The most militant atheist quarrels with inscriptions of the national motto on currency and the Ten Commandments on the face of federal buildings, but most Americans view those allusions to religion with ambivalence. The motto refers only to “God” and does not promote the god of a favored group, and the Decalogue represents a historical event and is not the sole province of any particular philosophy. The exact wording belongs to the Judeo-Muslim-Christian heritage, but identical admonitions come from multiple cultures and religions ranging from the code of Hammurabi to definitions of proper behavior in Scientology. It does not require religious thought to know that rules set forward in the Commandments represent common-sense applications for an individual to live by if he is to live at peace in a society. The problem many deists have with religious graffiti on taxpayer-funded property lies in the rigid enforcement by brown-shirt religious leaders to limit those inscriptions to their particular faith. Why not include Buddhism’s Eightfold Path, and the Sutras of Patanjali? Buddhism and Hinduism, are, after all, well represented in American society, as are Wicca, Paganism, Scientology, and any number of groups and doctrines that have sprung up to challenge the rigid and chauvinist dogma of Christianity and its history of torture, mass murder, and denial of reason and free thought to enforce its adherence.

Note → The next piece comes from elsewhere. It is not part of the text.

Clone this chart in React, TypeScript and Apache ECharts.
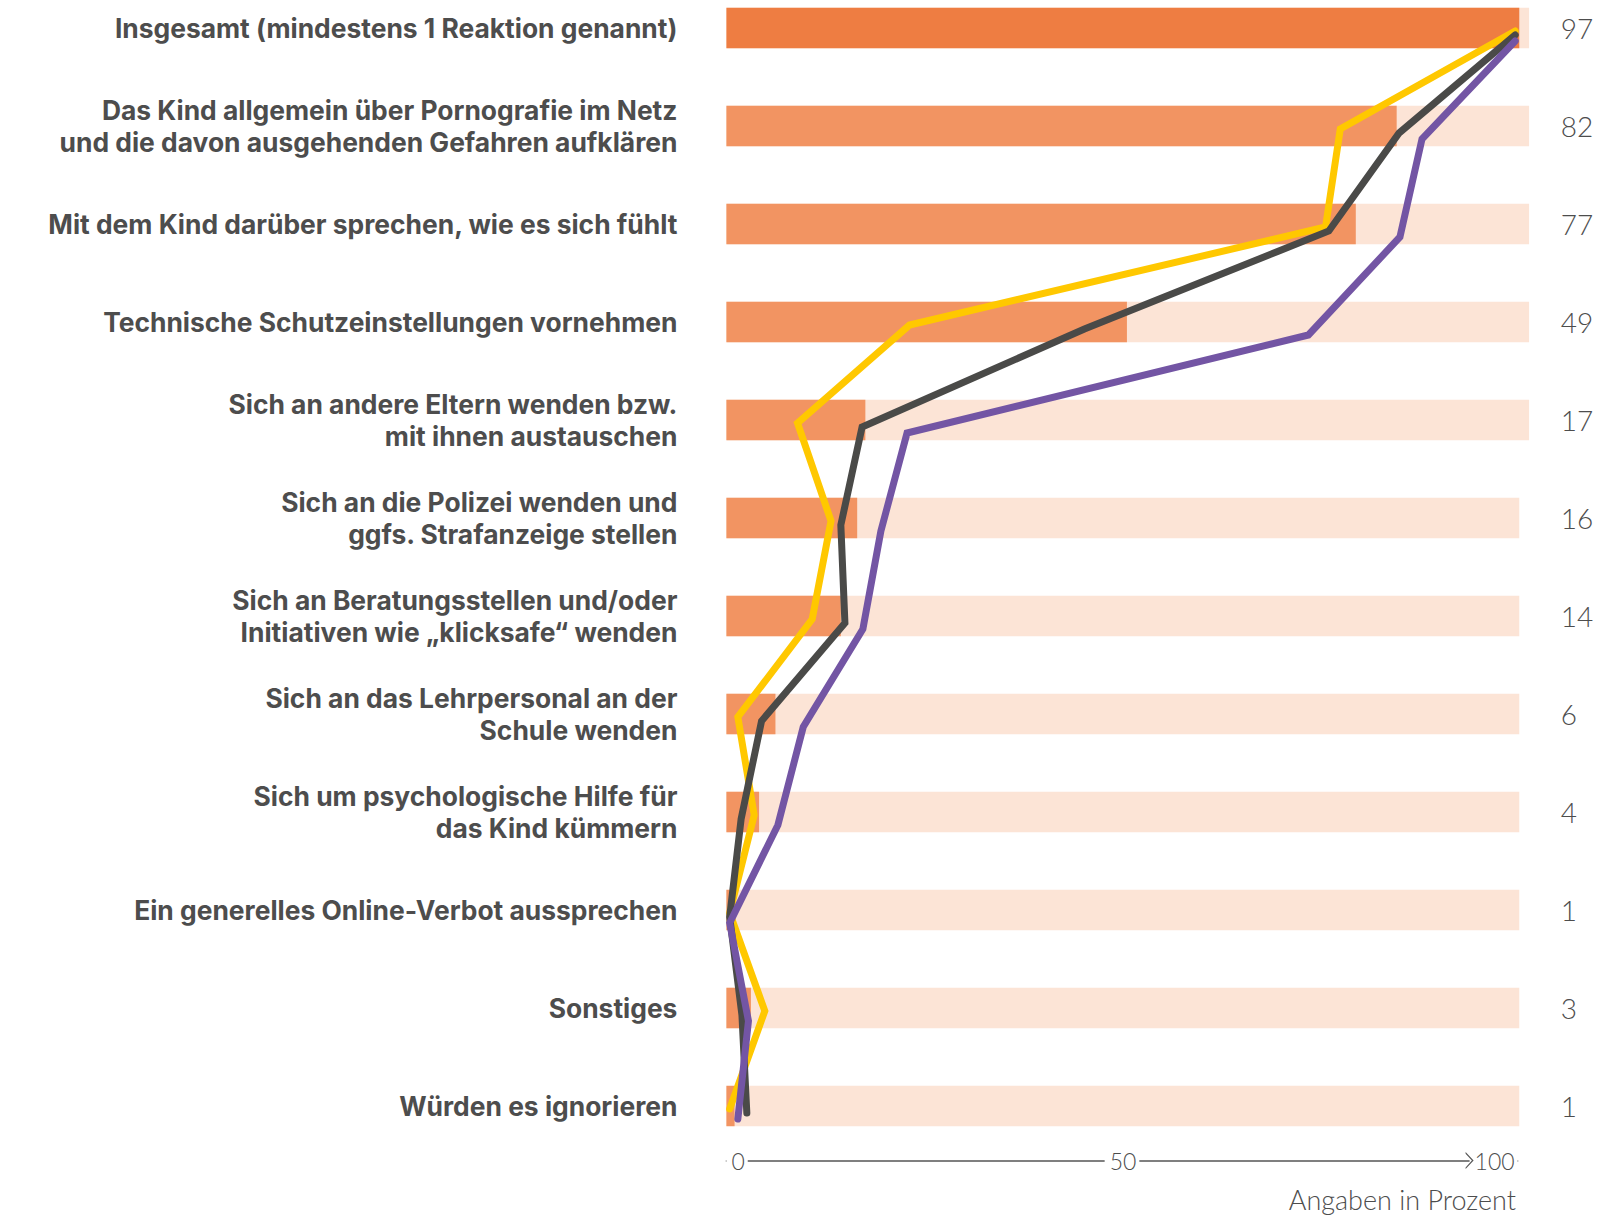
import React, { useEffect, useRef } from 'react';
import * as echarts from 'echarts';

const categories = [
  'Insgesamt (mindestens 1 Reaktion genannt)',
  'Das Kind allgemein über Pornografie im Netz\nund die davon ausgehenden Gefahren aufklären',
  'Mit dem Kind darüber sprechen, wie es sich fühlt',
  'Technische Schutzeinstellungen vornehmen',
  'Sich an andere Eltern wenden bzw.\nmit ihnen austauschen',
  'Sich an die Polizei wenden und\nggfs. Strafanzeige stellen',
  'Sich an Beratungsstellen und/oder\nInitiativen wie „klicksafe“ wenden',
  'Sich an das Lehrpersonal an der\nSchule wenden',
  'Sich um psychologische Hilfe für\ndas Kind kümmern',
  'Ein generelles Online-Verbot aussprechen',
  'Sonstiges',
  'Würden es ignorieren',
];

const totalValues = [97, 82, 77, 49, 17, 16, 14, 6, 4, 1, 3, 1];
const trackValues = [98.2, 98.2, 98.2, 98.2, 98.2, 97, 97, 97, 97, 97, 97, 97];
const yellowValues = [96.5, 75.1, 73.3, 22.4, 8.7, 12.8, 10.5, 1.4, 3.4, 0.4, 4.7, 0.4];
const darkValues = [96.5, 82.3, 73.7, 43.8, 16.6, 14.0, 14.5, 4.3, 1.8, 0.4, 1.9, 2.5];
const purpleValues = [96.5, 85.1, 82.4, 71.2, 22.1, 18.9, 16.7, 9.4, 6.3, 0.4, 2.7, 1.4];
const axisMin = 0;
const axisMax = 100;
const axisStep = 50;
const unitLabel = 'Angaben in Prozent';

const LABEL_FONT = 'Inter, "Open Sans", "Noto Sans", sans-serif';
const FONT = 'Lato, "Open Sans", "Noto Sans", sans-serif';
const TEXT = '#4d4d4d';
const SHIFT = 21;

export default function App() {
  const ref = useRef<HTMLDivElement>(null);

  useEffect(() => {
    document.body.style.margin = '0';
    const chart = echarts.init(ref.current!, undefined, { renderer: 'svg' });

    const plotLeft = 726.4;
    const plotWidth = 817.4;
    const rowTop = 0;
    const rowHeight = 1176;
    const lineShift = [3, 7, 13];

    const lineGrid = (dy: number) => ({ left: plotLeft, width: plotWidth, top: rowTop + dy, height: rowHeight });
    const hiddenX = (g: number) => ({ gridIndex: g, type: 'value', min: axisMin, max: axisMax, show: false });
    const hiddenY = (g: number) => ({ gridIndex: g, type: 'category', inverse: true, data: categories, show: false });

    const lineSeries = (name: string, data: number[], color: string, idx: number) => ({
      name,
      type: 'line',
      xAxisIndex: idx + 1,
      yAxisIndex: idx + 2,
      data,
      symbol: 'none',
      silent: true,
      lineStyle: { color, width: 7, cap: 'round', join: 'miter' },
      z: 5 + idx,
    });

    chart.setOption({
      animation: false,
      title: {
        text: unitLabel,
        right: 86,
        top: 1186 + SHIFT,
        padding: 0,
        textStyle: { fontFamily: FONT, fontSize: 27, fontWeight: 300, color: TEXT },
      },
      grid: [
        { left: plotLeft, width: plotWidth, top: rowTop, height: rowHeight },
        lineGrid(lineShift[0]),
        lineGrid(lineShift[1]),
        lineGrid(lineShift[2]),
        { left: plotLeft, width: 791.2, top: 1100 + SHIFT, height: 60.6 },
      ],
      xAxis: [
        hiddenX(0),
        hiddenX(1),
        hiddenX(2),
        hiddenX(3),
        {
          gridIndex: 4,
          type: 'value',
          min: axisMin,
          max: axisMax,
          interval: axisStep,
          position: 'bottom',
          axisLine: {
            show: true,
            onZero: false,
            lineStyle: { color: '#555555', width: 1.5 },
            symbol: ['none', 'path://M0,8 L8.5,0 L17,8 L15.3,8 L8.5,1.7 L1.7,8 Z'],
            symbolSize: [17, 8],
            symbolOffset: [0, -48],
          },
          axisTick: { show: false },
          splitLine: { show: false },
          axisLabel: {
            margin: 0,
            verticalAlign: 'middle',
            alignMinLabel: 'left',
            alignMaxLabel: 'right',
            backgroundColor: '#ffffff',
            padding: [2, 3, 2, 5],
            fontFamily: FONT,
            fontSize: 23,
            fontWeight: 300,
            color: TEXT,
          },
        },
      ],
      yAxis: [
        {
          gridIndex: 0,
          type: 'category',
          inverse: true,
          data: categories,
          axisLine: { show: false },
          axisTick: { show: false },
          axisLabel: {
            margin: 49,
            fontFamily: LABEL_FONT,
            fontSize: 26.4,
            fontWeight: 'bold',
            lineHeight: 32,
            color: TEXT,
          },
        },
        {
          gridIndex: 0,
          type: 'category',
          inverse: true,
          position: 'right',
          data: totalValues.map(String),
          axisLine: { show: false },
          axisTick: { show: false },
          axisLabel: {
            margin: 17,
            align: 'left',
            fontFamily: FONT,
            fontSize: 28,
            fontWeight: 300,
            color: TEXT,
          },
        },
        hiddenY(1),
        hiddenY(2),
        hiddenY(3),
        { gridIndex: 4, type: 'value', show: false },
      ],
      series: [
        {
          name: 'track',
          type: 'bar',
          xAxisIndex: 0,
          yAxisIndex: 0,
          data: trackValues,
          barWidth: 40.4,
          silent: true,
          itemStyle: { color: '#FCE4D6' },
          z: 1,
        },
        {
          name: 'Gesamt',
          type: 'bar',
          xAxisIndex: 0,
          yAxisIndex: 0,
          data: totalValues,
          barWidth: 40.4,
          barGap: '-100%',
          silent: true,
          itemStyle: {
            color: (p: any) => (p.dataIndex === 0 ? '#EE7D42' : '#F29462'),
          },
          z: 2,
        },
        lineSeries('Gruppe A', yellowValues, '#FFC800', 0),
        lineSeries('Gruppe B', darkValues, '#4A4A48', 1),
        lineSeries('Gruppe C', purpleValues, '#7355A4', 2),
      ],
    });

    return () => chart.dispose();
  }, []);

  return <div ref={ref} style={{ width: 1602, height: 1216 + SHIFT, marginTop: -SHIFT }} />;
}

If I sound critical of militant religiosity, it is only because the Flying Spaghetti Monster (www.venganza.org/) has not received equal billing with Christian thought.


Saturday, October 10, 2020

A Rude Awakening

 

Photo by Dylan from Pexels


A friend recently made a snarky comment to me regarding my atheism. I called her on the remark: I asked her why she would say such a thing.

As an atheist, I am used to sarcasm and contempt from members of the various Christian sects-- that religion, along with its sister, Islam-- are most demanding that its followers work to convert others not of their faith, and unofficially to treat them with ill-disguised loathing if they refuse to convert. Seeing that loathing come from a friend was a wake-up call. I came to see that the hate for the unbeliever is a feature of Christianity; that even friends and family members are not immune to it.

I did not face indoctrination into religion at an early age. When the subject finally did enter my life at aged twelve years, I faced a world of people who came of age steeped in a belief in what appeared to me as the power of wishful thinking; in an invisible person who would come to their aid in times of trouble; and that some undefined element called a “soul” would arise from the body to represent the believer in an infinite utopian existence following his or her death. Reading those responses to my newfound knowledge might give a slight insight into the confusion those followers of faith aroused in me at that tender age. How could otherwise reasonable adults believe such nonsense, I thought. The awareness that they did, in fact, believe those things to be true was a rude awakening.

Even before my introduction into religious thought, I bowed my head as instructed for the school prayer that started each day, just before a geography class taught by a devout teacher who denied the science of meteorology. She taught us that rain was not caused by condensation and air temperature but came as a gift from God. Even at ten years, I knew she was spouting bullshit, though “bullshit” was not in my vocabulary at that time. I knew instinctively of its prevalence in matters of belief.

I hid my thoughts about religion from others, even pretending to agree with it to avoid strife. Then, sometime after my thirtieth birthday, I came across three books that forever changed my own world view by introducing me to philosophy: Richard Hittleman’s introduction to Hatha and Raja Yoga, Robert Pirsig’s Zen and the Art of Motorcycle Maintenance, and the works of Alan Watts. Those tomes led me to the entire panoply of philosophical writing, careening through the Greeks to the Enlightenment, the Existentialists, and currently—Alain de Botton. Now, as a novice student of philosophy, I have become more tolerant of religion. I work to understand belief: its causes and effects and the reasoning behind it.

If only believers would extend that same tolerance.